Como facilmente se percebe, os fogos na Suécia evidenciam que a pacóvia e habitual afirmação de que os incêndios são “tudo mão criminosa” é uma patranha – há fogo-posto às mãos de criminosos e doentes, mas há, fundamentalmente, fogos por acidente, incúria, abandono do campo, despovoamento, desleixo ou porque as altas temperaturas mirram a natureza e qualquer faísca (natural ou provocada) pode causar uma ignição e um incêndio. E há sobretudo alterações climáticas, com o aquecimento global e fenómenos extremos, de consequências, todavia, imprevisíveis, mas que contribuem para o degelo polar e as temperaturas anormalmente elevadas como as que nos surpreendem na Suécia. Ou as secas prolongadas, como a que vivemos em Portugal no ano transato. Ou, no inverso, cheias intensas e em zonas menos habituais.

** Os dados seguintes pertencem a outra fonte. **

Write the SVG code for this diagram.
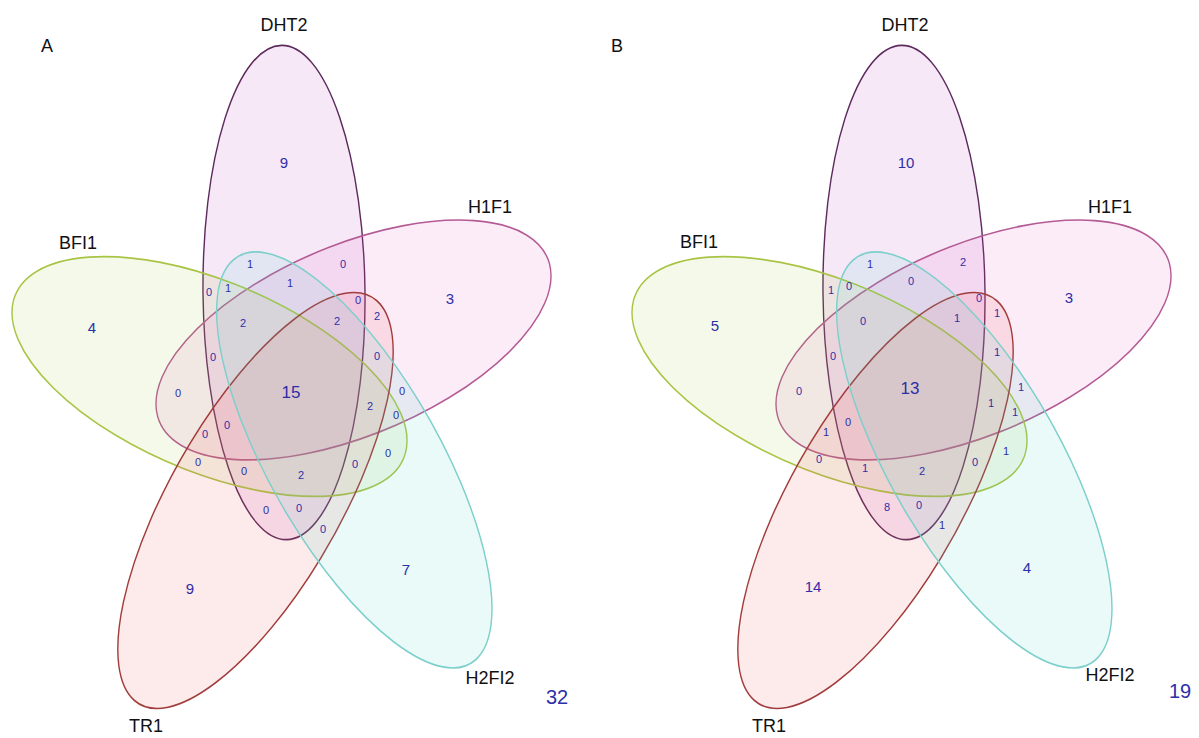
<svg xmlns="http://www.w3.org/2000/svg" width="1199" height="738" viewBox="0 0 1199 738">
<style>
.e{stroke-width:1.4;vector-effect:non-scaling-stroke}
.dht{fill:#c24cc4;fill-opacity:.13;stroke:#5c2a5c}
.h1{fill:#e055c0;fill-opacity:.11;stroke:#b45a94}
.bfi{fill:#a8cc3c;fill-opacity:.11;stroke:#a8c444}
.tr{fill:#ec5e5e;fill-opacity:.13;stroke:#a23c3c}
.h2{fill:#4cd4d0;fill-opacity:.12;stroke:#7ccfcb}
.lbl{font-family:"Liberation Sans",Arial,sans-serif;font-size:18px;fill:#111;text-anchor:middle}
.n{font-family:"Liberation Sans",Arial,sans-serif;fill:#2e2ea8;text-anchor:middle}
.s{font-size:11px}
.m{font-size:15px}
.c{font-size:17px}
.t{font-size:20px}
</style>
<defs>
<ellipse id="el" cx="0" cy="0" rx="206" ry="81"/>
</defs>
<rect width="1199" height="738" fill="#fff"/>

<g id="panelA">
<text class="lbl" x="47" y="52">A</text>
<g id="A-DHT2"><use href="#el" class="e dht" transform="scale(1,1.2) translate(284,243.75) rotate(89.3)"/><text class="lbl" x="284" y="31">DHT2</text></g>
<g id="A-H1F1"><use href="#el" class="e h1" transform="scale(1,1.2) translate(353.5,283.3) rotate(-18)"/><text class="lbl" x="490" y="213">H1F1</text></g>
<g id="A-BFI1"><use href="#el" class="e bfi" transform="scale(1,1.2) translate(209.5,313.75) rotate(18)"/><text class="lbl" x="78" y="249">BFI1</text></g>
<g id="A-TR1"><use href="#el" class="e tr" transform="scale(1,1.2) translate(255.5,417.1) rotate(-54)"/><text class="lbl" x="146" y="732">TR1</text></g>
<g id="A-H2FI2"><use href="#el" class="e h2" transform="scale(1,1.2) translate(354.3,383.3) rotate(54)"/><text class="lbl" x="490" y="684">H2FI2</text></g>
<g id="A-counts" class="n">
<text class="m" x="284" y="168">9</text>
<text class="m" x="450" y="304">3</text>
<text class="m" x="92" y="333">4</text>
<text class="m" x="190" y="594">9</text>
<text class="m" x="406" y="575">7</text>
<text class="c" x="291" y="398">15</text>
<text class="t" x="557" y="704">32</text>
<g class="s">
<text x="250" y="268">1</text>
<text x="343" y="268">0</text>
<text x="209" y="296">0</text>
<text x="228" y="292">1</text>
<text x="290" y="287">1</text>
<text x="243" y="327">2</text>
<text x="337" y="325">2</text>
<text x="358" y="304">0</text>
<text x="377" y="320">2</text>
<text x="213" y="361">0</text>
<text x="377" y="360">0</text>
<text x="402" y="395">0</text>
<text x="370" y="410">2</text>
<text x="396" y="419">0</text>
<text x="227" y="429">0</text>
<text x="205" y="438">0</text>
<text x="178" y="397">0</text>
<text x="198" y="466">0</text>
<text x="244" y="475">0</text>
<text x="301" y="479">2</text>
<text x="355" y="468">0</text>
<text x="388" y="457">0</text>
<text x="266" y="514">0</text>
<text x="299" y="512">0</text>
<text x="323" y="533">0</text>
</g>
</g>
</g>

<g id="panelB">
<text class="lbl" x="617" y="52">B</text>
<g id="B-DHT2"><use href="#el" class="e dht" transform="translate(620,0) scale(1,1.2) translate(284,243.75) rotate(89.3)"/><text class="lbl" x="905" y="31">DHT2</text></g>
<g id="B-H1F1"><use href="#el" class="e h1" transform="translate(620,0) scale(1,1.2) translate(353.5,283.3) rotate(-18)"/><text class="lbl" x="1110" y="213">H1F1</text></g>
<g id="B-BFI1"><use href="#el" class="e bfi" transform="translate(620,0) scale(1,1.2) translate(209.5,313.75) rotate(18)"/><text class="lbl" x="699" y="248">BFI1</text></g>
<g id="B-TR1"><use href="#el" class="e tr" transform="translate(620,0) scale(1,1.2) translate(255.5,417.1) rotate(-54)"/><text class="lbl" x="769" y="732">TR1</text></g>
<g id="B-H2FI2"><use href="#el" class="e h2" transform="translate(620,0) scale(1,1.2) translate(354.3,383.3) rotate(54)"/><text class="lbl" x="1110" y="681">H2FI2</text></g>
<g id="B-counts" class="n">
<text class="m" x="906" y="168">10</text>
<text class="m" x="1069" y="303">3</text>
<text class="m" x="715" y="331">5</text>
<text class="m" x="813" y="592">14</text>
<text class="m" x="1027" y="573">4</text>
<text class="c" x="910" y="394">13</text>
<text class="t" x="1180" y="698">19</text>
<g class="s">
<text x="870" y="268">1</text>
<text x="963" y="266">2</text>
<text x="831" y="294">1</text>
<text x="849" y="290">0</text>
<text x="911" y="285">0</text>
<text x="863" y="325">0</text>
<text x="957" y="322">1</text>
<text x="979" y="302">0</text>
<text x="997" y="317">1</text>
<text x="833" y="360">0</text>
<text x="997" y="356">1</text>
<text x="1021" y="391">1</text>
<text x="991" y="407">1</text>
<text x="1015" y="416">1</text>
<text x="848" y="426">0</text>
<text x="826" y="436">1</text>
<text x="799" y="395">0</text>
<text x="819" y="463">0</text>
<text x="865" y="472">1</text>
<text x="922" y="475">2</text>
<text x="975" y="466">0</text>
<text x="1006" y="455">1</text>
<text x="887" y="511">8</text>
<text x="919" y="509">0</text>
<text x="942" y="529">1</text>
</g>
</g>
</g>
</svg>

Entretanto, e enquanto o anticiclone dos Açores nos impede de disfrutar das condições meteorológicas habituais para a época, de calor intenso, percebemos que afinal a falta de meios de combate a incêndios é um problema comum a qualquer país, porque para combater o fogo os meios são sempre escassos. Esperemos que o verão, que entre nós ainda nem começou, seja suficientemente húmido para não sofrermos de novo com o flagelo dos fogos, porque o propalado planeamento foi diminuto, a prevenção é conversa e a limpeza do mato por decreto pouco travará perante o estado de despovoamento e abandono do mundo rural.